> **DATA SHOWN**:
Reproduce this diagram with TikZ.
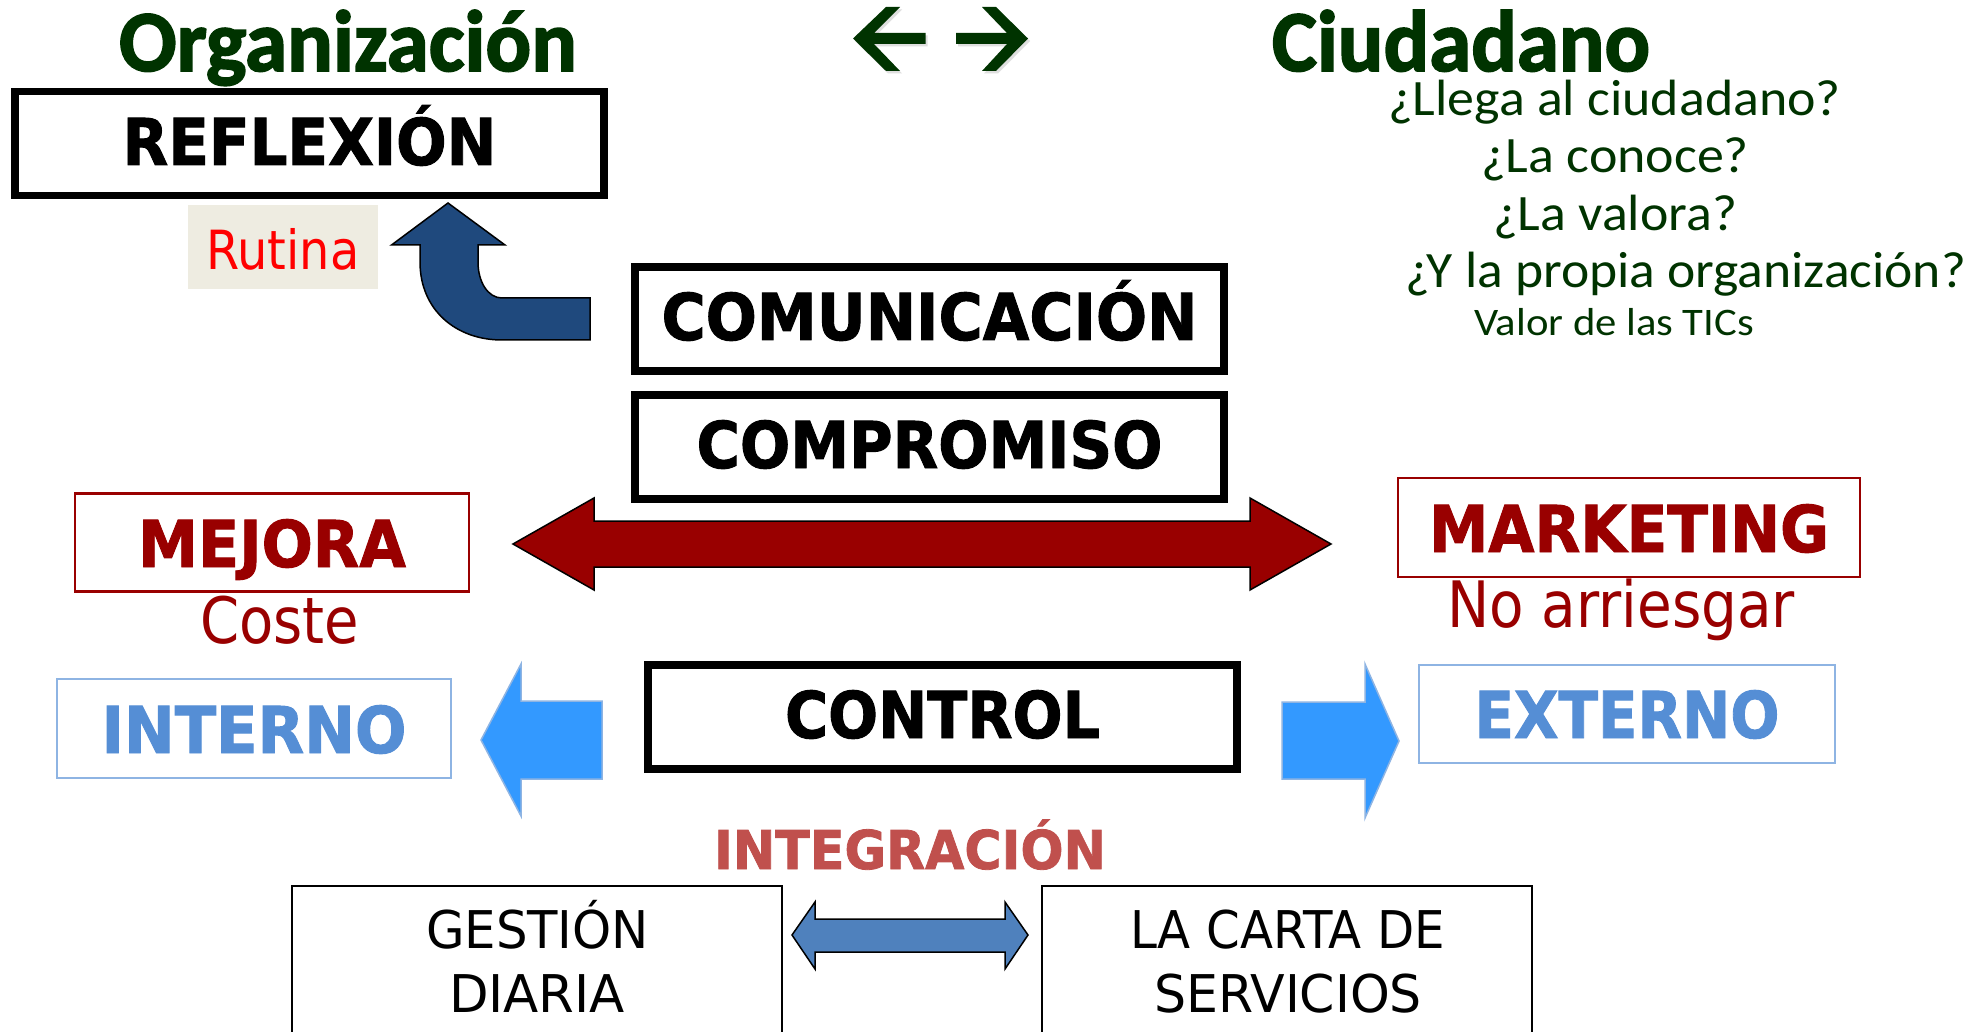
\documentclass[tikz,border=0pt]{standalone}
\usepackage{fontspec}
\usepackage{graphicx}
\usetikzlibrary{shadows}
\setmainfont{DejaVu Sans}[BoldFeatures={FakeBold=1.5}]
\newfontfamily\carl{Carlito}[BoldFeatures={FakeBold=2}]
\newcommand\ft[2]{\resizebox{#1pt}{\height}{#2}}
\definecolor{dgreen}{HTML}{003300}
\definecolor{dred}{HTML}{990000}
\definecolor{ltblue}{HTML}{558ED5}
\definecolor{ltline}{HTML}{8EB4E3}
\definecolor{arrblue}{HTML}{3399FF}
\definecolor{navy}{HTML}{1F497D}
\definecolor{midblue}{HTML}{4F81BD}
\definecolor{intred}{HTML}{C0504D}
\definecolor{rutbg}{HTML}{EEECE1}
\tikzset{
  every node/.style={inner sep=0pt,outer sep=0pt},
  capsb/.style={font=\bfseries\fontsize{64.5}{70}\selectfont},
  thickbox/.style={draw=black,line width=7.5pt,fill=white,capsb,minimum width=589pt,minimum height=104pt,text depth=0pt},
  redbox/.style={draw=dred,line width=2.2pt,fill=white,capsb,text=dred,text depth=0pt},
  bluebox/.style={draw=ltline,line width=2pt,fill=white,capsb,text=ltblue,text depth=0pt},
  thinbox/.style={draw=black,line width=1.5pt,fill=white,minimum width=490pt,minimum height=180pt},
  plain/.style={anchor=base west,font=\fontsize{52}{56}\selectfont},
  big/.style={anchor=base west,text=dred,font=\fontsize{64}{68}\selectfont},
  head/.style={anchor=base west,text=dgreen,font=\carl\bfseries\fontsize{87}{90}\selectfont},
  ask/.style={anchor=base west,text=dgreen,font=\carl\fontsize{51}{56}\selectfont},
  blockblue/.style={fill=arrblue,draw=ltline,line width=1.5pt,line join=miter},
  blockred/.style={fill=dred,draw=black,line width=1.5pt,line join=miter},
  blockmid/.style={fill=midblue,draw=black,line width=1.5pt,line join=miter},
  blocknavy/.style={fill=navy,draw=black,line width=1.5pt,line join=miter},
  greenarrow/.style={fill=dgreen,drop shadow={shadow xshift=2pt,shadow yshift=-2.5pt,opacity=.25}}
}
\begin{document}
\begin{tikzpicture}[x=1pt,y=-1pt]
\clip (0,0) rectangle (1982,1032);
\fill[white] (0,0) rectangle (1982,1032);
% headings
\node[head] (org) at (119,71) {\ft{458}{Organización}};
\node[head] (ciu) at (1272,71) {\ft{378}{Ciudadano}};
\path[greenarrow] (853,38.5) -- (886,7) -- (900,7) -- (874,33) -- (925.5,33) -- (925.5,44) -- (874,44) -- (900,71) -- (886,71) -- cycle;
\path[greenarrow] (1028,38.5) -- (996,7) -- (982,7) -- (1007,33) -- (956,33) -- (956,44) -- (1007,44) -- (982,71) -- (996,71) -- cycle;
% questions
\node[ask] (q1) at (1388,116) {\ft{453}{¿Llega al ciudadano?}};
\node[ask] (q2) at (1481,173) {\ft{268}{¿La conoce?}};
\node[ask] (q3) at (1493,231) {\ft{244}{¿La valora?}};
\node[ask] (q4) at (1405,288) {\ft{561}{¿Y la propia organización?}};
\node[ask,font=\carl\fontsize{39}{44}\selectfont] (q5) at (1474,336) {\ft{280}{Valor de las TICs}};
% thick boxes
\node[thickbox,text height=43pt] (refl) at (309.5,143.5) {\ft{374}{REFLEXIÓN}};
\node[thickbox,text height=42pt] (comu) at (929.5,319) {\ft{536}{COMUNICACIÓN}};
\node[thickbox,text height=42pt] (comp) at (929.5,447) {\ft{466}{COMPROMISO}};
\node[thickbox,text height=42pt] (ctrl) at (942.5,717) {\ft{315}{CONTROL}};
% Rutina
\node[fill=rutbg,minimum width=190pt,minimum height=84pt,text=red,font=\fontsize{54}{58}\selectfont,text height=45pt,text depth=0pt] (rut) at (283,247) {\ft{153}{Rutina}};
% curved arrow
\draw[blocknavy] (448,203) -- (505,245) -- (478,245) -- (478,262)
  .. controls (478,282) and (488,298) .. (502,298) -- (590,298) -- (590,340) -- (502,340)
  .. controls (456,340) and (420,310) .. (420,262) -- (420,245) -- (391.5,245) -- cycle;
% red double arrow
\draw[blockred] (513,544) -- (594,498) -- (594,521) -- (1250,521) -- (1250,498) -- (1331,544)
  -- (1250,590) -- (1250,567) -- (594,567) -- (594,590) -- cycle;
% Mejora / marketing
\node[redbox,minimum width=394pt,minimum height=98pt,text height=49pt] (mej) at (272,542.5) {\ft{268}{MEJORA}};
\node[big] (cos) at (200,643.5) {\ft{159}{Coste}};
\node[redbox,minimum width=462pt,minimum height=99pt,text height=49pt] (mar) at (1629,527.5) {\ft{400}{MARKETING}};
\node[big] (noa) at (1447,627) {\ft{348}{No arriesgar}};
% blue
\node[bluebox,minimum width=394pt,minimum height=99pt,text height=49pt] (int) at (254,728.5) {\ft{305}{INTERNO}};
\node[bluebox,minimum width=416.5pt,minimum height=98pt,text height=48pt] (ext) at (1627,714) {\ft{305}{EXTERNO}};
\draw[blockblue] (481,740) -- (521,664) -- (521,701) -- (602,701) -- (602,779) -- (521,779) -- (521,816) -- cycle;
\draw[blockblue] (1399,741) -- (1365,664) -- (1365,702) -- (1282,702) -- (1282,779) -- (1365,779) -- (1365,818) -- cycle;
% integracion
\node[anchor=base west,text=intred,font=\bfseries\fontsize{53.5}{58}\selectfont] (integ) at (714,869) {\ft{392}{INTEGRACIÓN}};
% bottom boxes
\node[thinbox] (gest) at (537,976) {};
\node[thinbox] (carta) at (1287,976) {};
\node[plain] (g1) at (426,948) {\ft{223}{GESTIÓN}};
\node[plain] (g2) at (449,1012) {\ft{176}{DIARIA}};
\node[plain] (c1) at (1130,948) {\ft{315}{LA CARTA DE}};
\node[plain] (c2) at (1154,1012) {\ft{268}{SERVICIOS}};
\draw[blockmid] (792,935) -- (815,902) -- (815,919) -- (1005,919) -- (1005,902) -- (1028,935)
  -- (1005,969) -- (1005,952) -- (815,952) -- (815,969) -- cycle;
\end{tikzpicture}
\end{document}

> **WHAT IS NEEDED**: Leave the images out, please, and restate each line word for word.

> **WRITTEN REPLY**:
Reproduce this diagram with TikZ.
\documentclass[tikz,border=0pt]{standalone}
\usepackage{fontspec}
\usepackage{graphicx}
\usetikzlibrary{shadows}
\setmainfont{DejaVu Sans}[BoldFeatures={FakeBold=1.5}]
\newfontfamily\carl{Carlito}[BoldFeatures={FakeBold=2}]
\newcommand\ft[2]{\resizebox{#1pt}{\height}{#2}}
\definecolor{dgreen}{HTML}{003300}
\definecolor{dred}{HTML}{990000}
\definecolor{ltblue}{HTML}{558ED5}
\definecolor{ltline}{HTML}{8EB4E3}
\definecolor{arrblue}{HTML}{3399FF}
\definecolor{navy}{HTML}{1F497D}
\definecolor{midblue}{HTML}{4F81BD}
\definecolor{intred}{HTML}{C0504D}
\definecolor{rutbg}{HTML}{EEECE1}
\tikzset{
  every node/.style={inner sep=0pt,outer sep=0pt},
  capsb/.style={font=\bfseries\fontsize{64.5}{70}\selectfont},
  thickbox/.style={draw=black,line width=7.5pt,fill=white,capsb,minimum width=589pt,minimum height=104pt,text depth=0pt},
  redbox/.style={draw=dred,line width=2.2pt,fill=white,capsb,text=dred,text depth=0pt},
  bluebox/.style={draw=ltline,line width=2pt,fill=white,capsb,text=ltblue,text depth=0pt},
  thinbox/.style={draw=black,line width=1.5pt,fill=white,minimum width=490pt,minimum height=180pt},
  plain/.style={anchor=base west,font=\fontsize{52}{56}\selectfont},
  big/.style={anchor=base west,text=dred,font=\fontsize{64}{68}\selectfont},
  head/.style={anchor=base west,text=dgreen,font=\carl\bfseries\fontsize{87}{90}\selectfont},
  ask/.style={anchor=base west,text=dgreen,font=\carl\fontsize{51}{56}\selectfont},
  blockblue/.style={fill=arrblue,draw=ltline,line width=1.5pt,line join=miter},
  blockred/.style={fill=dred,draw=black,line width=1.5pt,line join=miter},
  blockmid/.style={fill=midblue,draw=black,line width=1.5pt,line join=miter},
  blocknavy/.style={fill=navy,draw=black,line width=1.5pt,line join=miter},
  greenarrow/.style={fill=dgreen,drop shadow={shadow xshift=2pt,shadow yshift=-2.5pt,opacity=.25}}
}
\begin{document}
\begin{tikzpicture}[x=1pt,y=-1pt]
\clip (0,0) rectangle (1982,1032);
\fill[white] (0,0) rectangle (1982,1032);
% headings
\node[head] (org) at (119,71) {\ft{458}{Organización}};
\node[head] (ciu) at (1272,71) {\ft{378}{Ciudadano}};
\path[greenarrow] (853,38.5) -- (886,7) -- (900,7) -- (874,33) -- (925.5,33) -- (925.5,44) -- (874,44) -- (900,71) -- (886,71) -- cycle;
\path[greenarrow] (1028,38.5) -- (996,7) -- (982,7) -- (1007,33) -- (956,33) -- (956,44) -- (1007,44) -- (982,71) -- (996,71) -- cycle;
% questions
\node[ask] (q1) at (1388,116) {\ft{453}{¿Llega al ciudadano?}};
\node[ask] (q2) at (1481,173) {\ft{268}{¿La conoce?}};
\node[ask] (q3) at (1493,231) {\ft{244}{¿La valora?}};
\node[ask] (q4) at (1405,288) {\ft{561}{¿Y la propia organización?}};
\node[ask,font=\carl\fontsize{39}{44}\selectfont] (q5) at (1474,336) {\ft{280}{Valor de las TICs}};
% thick boxes
\node[thickbox,text height=43pt] (refl) at (309.5,143.5) {\ft{374}{REFLEXIÓN}};
\node[thickbox,text height=42pt] (comu) at (929.5,319) {\ft{536}{COMUNICACIÓN}};
\node[thickbox,text height=42pt] (comp) at (929.5,447) {\ft{466}{COMPROMISO}};
\node[thickbox,text height=42pt] (ctrl) at (942.5,717) {\ft{315}{CONTROL}};
% Rutina
\node[fill=rutbg,minimum width=190pt,minimum height=84pt,text=red,font=\fontsize{54}{58}\selectfont,text height=45pt,text depth=0pt] (rut) at (283,247) {\ft{153}{Rutina}};
% curved arrow
\draw[blocknavy] (448,203) -- (505,245) -- (478,245) -- (478,262)
  .. controls (478,282) and (488,298) .. (502,298) -- (590,298) -- (590,340) -- (502,340)
  .. controls (456,340) and (420,310) .. (420,262) -- (420,245) -- (391.5,245) -- cycle;
% red double arrow
\draw[blockred] (513,544) -- (594,498) -- (594,521) -- (1250,521) -- (1250,498) -- (1331,544)
  -- (1250,590) -- (1250,567) -- (594,567) -- (594,590) -- cycle;
% Mejora / marketing
\node[redbox,minimum width=394pt,minimum height=98pt,text height=49pt] (mej) at (272,542.5) {\ft{268}{MEJORA}};
\node[big] (cos) at (200,643.5) {\ft{159}{Coste}};
\node[redbox,minimum width=462pt,minimum height=99pt,text height=49pt] (mar) at (1629,527.5) {\ft{400}{MARKETING}};
\node[big] (noa) at (1447,627) {\ft{348}{No arriesgar}};
% blue
\node[bluebox,minimum width=394pt,minimum height=99pt,text height=49pt] (int) at (254,728.5) {\ft{305}{INTERNO}};
\node[bluebox,minimum width=416.5pt,minimum height=98pt,text height=48pt] (ext) at (1627,714) {\ft{305}{EXTERNO}};
\draw[blockblue] (481,740) -- (521,664) -- (521,701) -- (602,701) -- (602,779) -- (521,779) -- (521,816) -- cycle;
\draw[blockblue] (1399,741) -- (1365,664) -- (1365,702) -- (1282,702) -- (1282,779) -- (1365,779) -- (1365,818) -- cycle;
% integracion
\node[anchor=base west,text=intred,font=\bfseries\fontsize{53.5}{58}\selectfont] (integ) at (714,869) {\ft{392}{INTEGRACIÓN}};
% bottom boxes
\node[thinbox] (gest) at (537,976) {};
\node[thinbox] (carta) at (1287,976) {};
\node[plain] (g1) at (426,948) {\ft{223}{GESTIÓN}};
\node[plain] (g2) at (449,1012) {\ft{176}{DIARIA}};
\node[plain] (c1) at (1130,948) {\ft{315}{LA CARTA DE}};
\node[plain] (c2) at (1154,1012) {\ft{268}{SERVICIOS}};
\draw[blockmid] (792,935) -- (815,902) -- (815,919) -- (1005,919) -- (1005,902) -- (1028,935)
  -- (1005,969) -- (1005,952) -- (815,952) -- (815,969) -- cycle;
\end{tikzpicture}
\end{document}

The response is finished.